A pastor, a president, and the Liberty Bonds

2008 April 30
by Lauren

Mark Bushnell records an interesting vignette  on which I have relied for some of the facts in this post.

Windsor, Vermont, prospered in 1917 as the First World War provided a market for its machine tool factory’s products, and prosperity breeds loyalty in troubled times.

Perhaps President Woodrow Wilson’s opportunism tuned in on burgeoning patriotism and counted on it to push his war bonds, the so-called Liberty Bonds. President Wilson declared October 21, 1917, Liberty Loan Sunday. The President expected the nation’s pastors to preach patriotism that day, and to urge their congregants to buy Liberty Bonds to fund the war.

Pastor Clarence Waldron of First Baptist Church of Windsor, was a Pentecostal Baptist minister with pacifist convictions. He preached the Gospel on Liberty Loan Sunday, and made no mention of Liberty Bonds. It was too bad for Liberty loans, because Pastor Waldron drew crowds when he preached.

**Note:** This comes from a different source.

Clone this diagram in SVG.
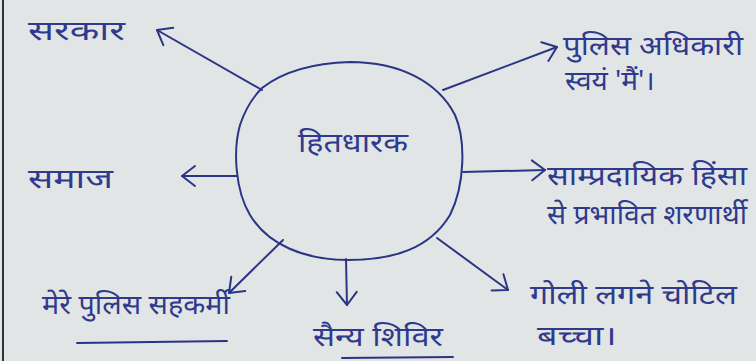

There was a heated confrontation; Pastor Waldron’s patriotism was questioned. This was not a good thing in the political environment of the day. The Espionage Act had been passed that June, and one of its broad provisions was to make it a crime to “promote the success” of the enemies of the United States. Conviction under this provision could bring a penalty of death or up to 30 years’ imprisonment. Another provision was “to cause or attempt to cause insubordination, disloyalty, mutiny, refusal of duty, in the military or naval forces of the United States, or to wilfully obstruct the recruiting or enlistment service of the United States.” This provision was punishable with a fine and up to 20 years’ imprisonment.

Pastor Waldron’s anti-war sentiments fueled some already leaping flames; his Pentecostalism didn’t sit well with many Baptists. Perhaps his lack of war fervor spurred the momentum for his church’s board to fire him for doctrinal causes. He continued to hold meetings in his home.

The wheels of justice turned more swiftly in those days. On December 21, 1917, a grand jury indicted Pastor Waldron under the Espionage Act, citing testimony from parishioners that he had made unpatriotic statements and tried to dissuade some young men of the church from enlisting in the Armed Forces. In his defense, Pastor Waldron said he had made such comments before the United States entered the war, prior to passage of the Espionage Act.

Two trials ensued. The jury in the first failed to reach a verdict. The judge in the second excluded testimony referring to religious differences. The judge sentenced Waldron to 15 years in prison.

 Apparently Pastor Waldron believed that all killing violated the Sixth Commandment, and that war was no exception. Many of us would find this misguided and unscriptural.  In any case, God’s mercy prevailed, and Pastor Waldron was pardoned by President Wilson after serving one year of his sentence, the war having already ended.

Did President Wilson’s Liberty Bonds bring victory and peace to the world? The five total issues, four of Liberty Bonds and a final Victory Bond, raised over $19 billion, according to an analysis by Hugh Rockoff (see p. 30). 

Rockoff points out that the real motive of the bonds was to promote citizen involvement in the war, and the fact that “everyone was doing it” (Ibid., p.25). Germany and Britain were issuing war bonds.  Commentators agree that it wasn’t about the money; it was about making America “war-minded.”

“World War I, President Wilson and his Treasury Secretary, William McAdoo, made a major effort not only to increase taxes, which they did, but had the wartime bond drive they called Liberty Bond drive to get people engaged. And they had bonds that were very small denominations. So it wasn’t so much about the money, although they obviously had to raise a lot, it was to get the average American, including school children with these stamps that they would buy and they’d stick them in a book and they’d buy a bond after they’ve got $5.

“Clearly it is about raising money, because in a war you need a lot of money to pay the troops and get equipment and supplies. But it’s about something else, and it’s about engaging Americans in the war effort; calling upon them to make some sacrifices, calling on them to suffer some degree of economic inconvenience, in a way. In a curious sense that brings people into the war effort. It makes the country more war-minded, or at least more supportive of the troops abroad.” Source: Larry Korb, Fellow of the Center for American Progress.

Pastor Waldron was one of more than 900 Americans convicted under the Espionage Act. Whether the Act was Constitutionally overbroad is as irrelevant today as whether the Patriot Act is Constitutionally overbroad: it was the law.

And the law of the day made it possible for a court to find Pastor Waldron guilty of not being war-minded.